AIM OF THE TASK ▸
Below is a listing to transcribe in full and exactly; keep the pictures out.
——————
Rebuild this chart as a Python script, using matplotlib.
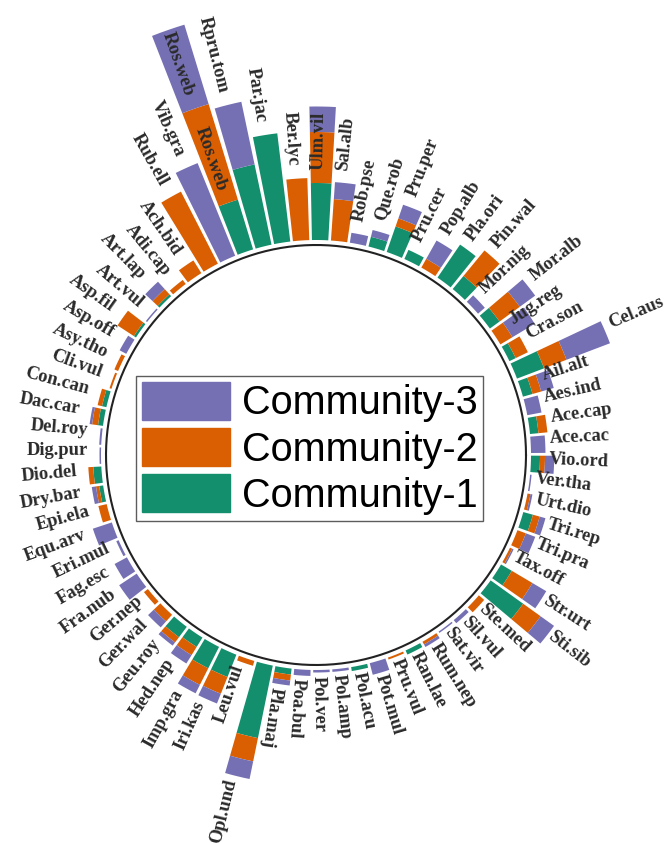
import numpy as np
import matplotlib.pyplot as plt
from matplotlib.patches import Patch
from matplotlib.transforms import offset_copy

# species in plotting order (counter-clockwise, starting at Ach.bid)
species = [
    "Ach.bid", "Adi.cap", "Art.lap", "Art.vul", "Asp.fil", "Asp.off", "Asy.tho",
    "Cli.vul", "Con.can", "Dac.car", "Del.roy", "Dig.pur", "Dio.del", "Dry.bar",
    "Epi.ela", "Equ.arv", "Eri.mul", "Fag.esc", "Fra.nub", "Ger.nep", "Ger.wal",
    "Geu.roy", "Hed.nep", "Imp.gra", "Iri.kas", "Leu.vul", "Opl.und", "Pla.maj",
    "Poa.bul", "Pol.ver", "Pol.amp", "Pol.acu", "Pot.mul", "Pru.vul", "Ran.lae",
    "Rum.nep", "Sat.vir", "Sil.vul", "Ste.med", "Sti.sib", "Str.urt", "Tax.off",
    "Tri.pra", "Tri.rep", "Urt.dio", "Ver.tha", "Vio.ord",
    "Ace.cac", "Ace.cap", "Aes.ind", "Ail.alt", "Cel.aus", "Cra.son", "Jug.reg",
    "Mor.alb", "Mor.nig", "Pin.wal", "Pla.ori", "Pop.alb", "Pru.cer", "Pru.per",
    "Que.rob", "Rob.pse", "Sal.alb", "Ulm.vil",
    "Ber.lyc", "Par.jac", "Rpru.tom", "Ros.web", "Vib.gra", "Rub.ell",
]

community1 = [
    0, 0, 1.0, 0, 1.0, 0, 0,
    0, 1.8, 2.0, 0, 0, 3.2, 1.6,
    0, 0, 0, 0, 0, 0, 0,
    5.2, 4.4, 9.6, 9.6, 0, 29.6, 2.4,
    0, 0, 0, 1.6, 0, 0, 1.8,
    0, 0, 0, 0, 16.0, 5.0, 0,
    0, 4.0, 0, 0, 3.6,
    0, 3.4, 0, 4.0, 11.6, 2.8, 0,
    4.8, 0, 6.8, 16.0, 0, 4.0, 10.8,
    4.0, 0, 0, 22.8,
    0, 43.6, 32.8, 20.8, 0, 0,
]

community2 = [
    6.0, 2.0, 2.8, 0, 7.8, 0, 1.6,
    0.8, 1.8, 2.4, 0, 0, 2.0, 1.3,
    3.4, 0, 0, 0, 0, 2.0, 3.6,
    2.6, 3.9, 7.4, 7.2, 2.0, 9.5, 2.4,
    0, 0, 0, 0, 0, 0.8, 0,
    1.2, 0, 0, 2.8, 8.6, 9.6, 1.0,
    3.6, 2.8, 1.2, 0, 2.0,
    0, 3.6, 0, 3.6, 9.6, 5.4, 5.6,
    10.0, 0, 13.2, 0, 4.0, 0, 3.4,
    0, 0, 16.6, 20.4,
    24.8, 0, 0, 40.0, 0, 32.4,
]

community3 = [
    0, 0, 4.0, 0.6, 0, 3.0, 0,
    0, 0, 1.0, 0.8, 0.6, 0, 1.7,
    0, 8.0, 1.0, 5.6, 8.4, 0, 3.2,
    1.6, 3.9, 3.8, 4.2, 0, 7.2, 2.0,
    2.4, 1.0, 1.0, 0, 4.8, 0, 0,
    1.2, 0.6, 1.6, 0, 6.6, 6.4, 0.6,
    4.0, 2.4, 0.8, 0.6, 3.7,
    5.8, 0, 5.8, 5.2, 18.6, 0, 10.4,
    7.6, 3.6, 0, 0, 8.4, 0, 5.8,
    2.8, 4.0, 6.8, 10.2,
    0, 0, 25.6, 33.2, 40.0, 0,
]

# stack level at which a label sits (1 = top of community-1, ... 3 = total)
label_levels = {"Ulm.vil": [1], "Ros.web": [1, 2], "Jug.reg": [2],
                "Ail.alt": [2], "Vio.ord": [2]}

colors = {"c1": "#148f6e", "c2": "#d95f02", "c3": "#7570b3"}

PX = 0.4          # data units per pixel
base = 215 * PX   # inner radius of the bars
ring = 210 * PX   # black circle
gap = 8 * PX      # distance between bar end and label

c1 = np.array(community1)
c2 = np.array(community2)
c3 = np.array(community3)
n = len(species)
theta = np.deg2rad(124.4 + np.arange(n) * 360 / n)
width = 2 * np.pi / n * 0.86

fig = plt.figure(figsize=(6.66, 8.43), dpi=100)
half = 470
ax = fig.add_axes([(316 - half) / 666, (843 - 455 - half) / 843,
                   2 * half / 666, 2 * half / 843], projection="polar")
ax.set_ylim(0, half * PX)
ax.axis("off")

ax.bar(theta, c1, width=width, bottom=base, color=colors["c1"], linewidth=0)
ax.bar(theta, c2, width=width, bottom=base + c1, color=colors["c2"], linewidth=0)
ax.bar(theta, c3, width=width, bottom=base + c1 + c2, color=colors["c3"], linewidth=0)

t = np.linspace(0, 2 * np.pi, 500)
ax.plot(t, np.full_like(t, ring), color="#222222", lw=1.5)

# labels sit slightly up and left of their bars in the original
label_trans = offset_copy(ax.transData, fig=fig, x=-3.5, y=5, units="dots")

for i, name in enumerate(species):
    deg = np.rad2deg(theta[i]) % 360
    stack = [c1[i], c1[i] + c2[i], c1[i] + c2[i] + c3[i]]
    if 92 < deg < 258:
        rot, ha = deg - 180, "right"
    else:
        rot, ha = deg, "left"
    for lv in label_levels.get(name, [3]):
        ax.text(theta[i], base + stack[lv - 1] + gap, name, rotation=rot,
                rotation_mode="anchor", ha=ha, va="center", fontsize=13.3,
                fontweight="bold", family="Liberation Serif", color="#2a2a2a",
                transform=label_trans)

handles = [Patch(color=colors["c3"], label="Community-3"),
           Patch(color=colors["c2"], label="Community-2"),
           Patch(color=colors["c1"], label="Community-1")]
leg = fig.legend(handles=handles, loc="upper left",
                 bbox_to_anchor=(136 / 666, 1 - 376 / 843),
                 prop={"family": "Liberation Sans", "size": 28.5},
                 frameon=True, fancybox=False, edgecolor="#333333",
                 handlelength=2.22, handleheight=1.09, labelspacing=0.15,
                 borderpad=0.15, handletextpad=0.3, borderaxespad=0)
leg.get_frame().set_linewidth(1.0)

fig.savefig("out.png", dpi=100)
——————
PROBLEM SOLUTION ▸
Rebuild this chart as a Python script, using matplotlib.
import numpy as np
import matplotlib.pyplot as plt
from matplotlib.patches import Patch
from matplotlib.transforms import offset_copy

# species in plotting order (counter-clockwise, starting at Ach.bid)
species = [
    "Ach.bid", "Adi.cap", "Art.lap", "Art.vul", "Asp.fil", "Asp.off", "Asy.tho",
    "Cli.vul", "Con.can", "Dac.car", "Del.roy", "Dig.pur", "Dio.del", "Dry.bar",
    "Epi.ela", "Equ.arv", "Eri.mul", "Fag.esc", "Fra.nub", "Ger.nep", "Ger.wal",
    "Geu.roy", "Hed.nep", "Imp.gra", "Iri.kas", "Leu.vul", "Opl.und", "Pla.maj",
    "Poa.bul", "Pol.ver", "Pol.amp", "Pol.acu", "Pot.mul", "Pru.vul", "Ran.lae",
    "Rum.nep", "Sat.vir", "Sil.vul", "Ste.med", "Sti.sib", "Str.urt", "Tax.off",
    "Tri.pra", "Tri.rep", "Urt.dio", "Ver.tha", "Vio.ord",
    "Ace.cac", "Ace.cap", "Aes.ind", "Ail.alt", "Cel.aus", "Cra.son", "Jug.reg",
    "Mor.alb", "Mor.nig", "Pin.wal", "Pla.ori", "Pop.alb", "Pru.cer", "Pru.per",
    "Que.rob", "Rob.pse", "Sal.alb", "Ulm.vil",
    "Ber.lyc", "Par.jac", "Rpru.tom", "Ros.web", "Vib.gra", "Rub.ell",
]

community1 = [
    0, 0, 1.0, 0, 1.0, 0, 0,
    0, 1.8, 2.0, 0, 0, 3.2, 1.6,
    0, 0, 0, 0, 0, 0, 0,
    5.2, 4.4, 9.6, 9.6, 0, 29.6, 2.4,
    0, 0, 0, 1.6, 0, 0, 1.8,
    0, 0, 0, 0, 16.0, 5.0, 0,
    0, 4.0, 0, 0, 3.6,
    0, 3.4, 0, 4.0, 11.6, 2.8, 0,
    4.8, 0, 6.8, 16.0, 0, 4.0, 10.8,
    4.0, 0, 0, 22.8,
    0, 43.6, 32.8, 20.8, 0, 0,
]

community2 = [
    6.0, 2.0, 2.8, 0, 7.8, 0, 1.6,
    0.8, 1.8, 2.4, 0, 0, 2.0, 1.3,
    3.4, 0, 0, 0, 0, 2.0, 3.6,
    2.6, 3.9, 7.4, 7.2, 2.0, 9.5, 2.4,
    0, 0, 0, 0, 0, 0.8, 0,
    1.2, 0, 0, 2.8, 8.6, 9.6, 1.0,
    3.6, 2.8, 1.2, 0, 2.0,
    0, 3.6, 0, 3.6, 9.6, 5.4, 5.6,
    10.0, 0, 13.2, 0, 4.0, 0, 3.4,
    0, 0, 16.6, 20.4,
    24.8, 0, 0, 40.0, 0, 32.4,
]

community3 = [
    0, 0, 4.0, 0.6, 0, 3.0, 0,
    0, 0, 1.0, 0.8, 0.6, 0, 1.7,
    0, 8.0, 1.0, 5.6, 8.4, 0, 3.2,
    1.6, 3.9, 3.8, 4.2, 0, 7.2, 2.0,
    2.4, 1.0, 1.0, 0, 4.8, 0, 0,
    1.2, 0.6, 1.6, 0, 6.6, 6.4, 0.6,
    4.0, 2.4, 0.8, 0.6, 3.7,
    5.8, 0, 5.8, 5.2, 18.6, 0, 10.4,
    7.6, 3.6, 0, 0, 8.4, 0, 5.8,
    2.8, 4.0, 6.8, 10.2,
    0, 0, 25.6, 33.2, 40.0, 0,
]

# stack level at which a label sits (1 = top of community-1, ... 3 = total)
label_levels = {"Ulm.vil": [1], "Ros.web": [1, 2], "Jug.reg": [2],
                "Ail.alt": [2], "Vio.ord": [2]}

colors = {"c1": "#148f6e", "c2": "#d95f02", "c3": "#7570b3"}

PX = 0.4          # data units per pixel
base = 215 * PX   # inner radius of the bars
ring = 210 * PX   # black circle
gap = 8 * PX      # distance between bar end and label

c1 = np.array(community1)
c2 = np.array(community2)
c3 = np.array(community3)
n = len(species)
theta = np.deg2rad(124.4 + np.arange(n) * 360 / n)
width = 2 * np.pi / n * 0.86

fig = plt.figure(figsize=(6.66, 8.43), dpi=100)
half = 470
ax = fig.add_axes([(316 - half) / 666, (843 - 455 - half) / 843,
                   2 * half / 666, 2 * half / 843], projection="polar")
ax.set_ylim(0, half * PX)
ax.axis("off")

ax.bar(theta, c1, width=width, bottom=base, color=colors["c1"], linewidth=0)
ax.bar(theta, c2, width=width, bottom=base + c1, color=colors["c2"], linewidth=0)
ax.bar(theta, c3, width=width, bottom=base + c1 + c2, color=colors["c3"], linewidth=0)

t = np.linspace(0, 2 * np.pi, 500)
ax.plot(t, np.full_like(t, ring), color="#222222", lw=1.5)

# labels sit slightly up and left of their bars in the original
label_trans = offset_copy(ax.transData, fig=fig, x=-3.5, y=5, units="dots")

for i, name in enumerate(species):
    deg = np.rad2deg(theta[i]) % 360
    stack = [c1[i], c1[i] + c2[i], c1[i] + c2[i] + c3[i]]
    if 92 < deg < 258:
        rot, ha = deg - 180, "right"
    else:
        rot, ha = deg, "left"
    for lv in label_levels.get(name, [3]):
        ax.text(theta[i], base + stack[lv - 1] + gap, name, rotation=rot,
                rotation_mode="anchor", ha=ha, va="center", fontsize=13.3,
                fontweight="bold", family="Liberation Serif", color="#2a2a2a",
                transform=label_trans)

handles = [Patch(color=colors["c3"], label="Community-3"),
           Patch(color=colors["c2"], label="Community-2"),
           Patch(color=colors["c1"], label="Community-1")]
leg = fig.legend(handles=handles, loc="upper left",
                 bbox_to_anchor=(136 / 666, 1 - 376 / 843),
                 prop={"family": "Liberation Sans", "size": 28.5},
                 frameon=True, fancybox=False, edgecolor="#333333",
                 handlelength=2.22, handleheight=1.09, labelspacing=0.15,
                 borderpad=0.15, handletextpad=0.3, borderaxespad=0)
leg.get_frame().set_linewidth(1.0)

fig.savefig("out.png", dpi=100)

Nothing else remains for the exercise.